The abrasion removes the Zinc on the nut and/or bolt, and the steel begins to rust. The rust creeps under the nut, and is accelerated by the presence of the salt. The rust/abrasion removes the paint from the frame tab, and this rust creeps under the aluminum body. The paint comes off the body. The body begins to corrode. The salt accelerates the galvanic corrosion as stated earlier.

If this is stopped, washed, painted, oiled whatever to interrupt the process, it will be slowed. If salt is not used on your roads, this may be slowed (salt occurs naturally too). The process of galvanic corrosion will happen; the question is simply how long it takes. If proper isolation is in place (such as the mylar), it will be halted. If it is not isolated, and an electrolyte is introduced to the system, corrosion will take place, and quite fast in some cases. The addition of oil, washing, painting imparts a barrier and/or removal of the accelerate (the salt). the oil and paint blocks the air (oxygen) from free access to the open metal.

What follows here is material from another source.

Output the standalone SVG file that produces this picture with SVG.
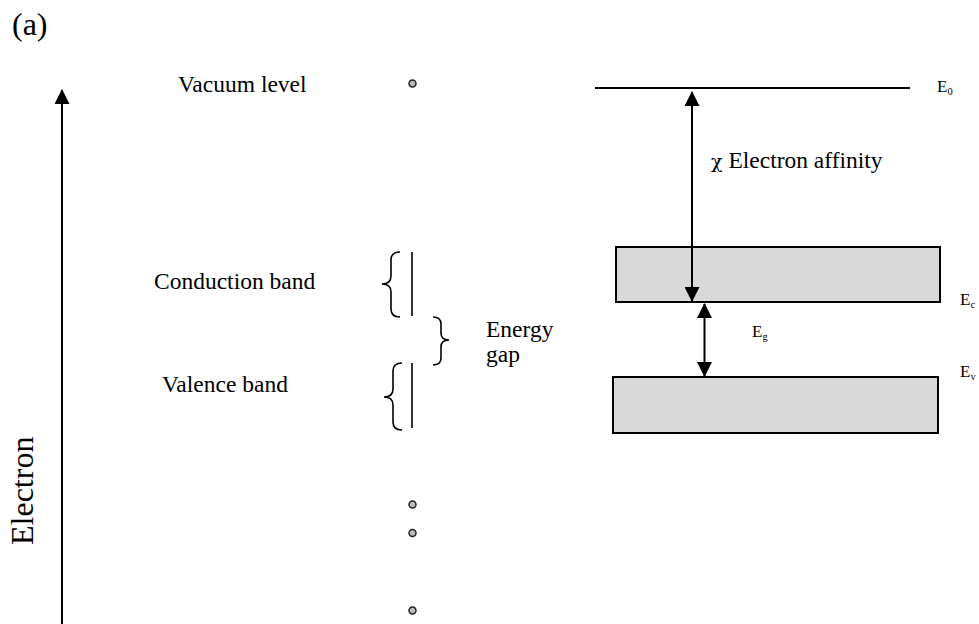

Mike has a 1965 series IIa that has nearly no corrosion on it. We took that truck to North Africa, and he had many problems with nuts rattling off. The reason was that there was no rust to hold the nuts and bolts together. Since there was no rust, there was no galvanic corrosion either. They are interconnected, and this is why the corrosion is always faster at the attachment points than other points of the body (many areas of his truck have no paint, and are smooth, clean aluminum, with no corrosion). His truck was used on a farm in an arid area. Very little road time, and stored in a well ventilated barn, so there was no moisture build-up, and no salt accelerating the process.

Take an aluminum bowl, and fill it with super-saturated salt solution. It could sit for years with no apparent corrosion forming.

Now, take the same bowl of solution and add a steel bolt. It will accelerate the process, but it will still be slower than on the truck. Why? Because there is very little oxygen available for the process to oxidize the aluminum and/or steel. When a truck is wet with salt-water, and then allowed to be exposed to air, the oxygen reacts (oxidizing) the metal. If there is no oxygen, there is no corrosion either. This is why steel ships can remain under the sea for a hundred years and not be completely dissolved... There is oxygen in the water (fish like it) but not as much as the 20% that makes up air... It also explains why stuff NEAR the ocean corrode faster than things IN the ocean. (Tide-line is an exception to this and beyond the already huge scope).

I have done several salt-fog corrosion tests, as well as read a 25-year long corrosion study done in actual seawater (several locations around the world) by my company, and can speak with a bit of knowledge and experience on this subject. Immersion is not the same as fog. Not by a long shot. A car is more like a fog test, than an immersion test. Both cause corrosion; however the fog test is more aggressive by far because of the availability of the oxygen to combine with the metal, forming the oxide and releasing the ions to produce electricity.:D

You can goggle "ASTM salt fog corrosion testing" for more info.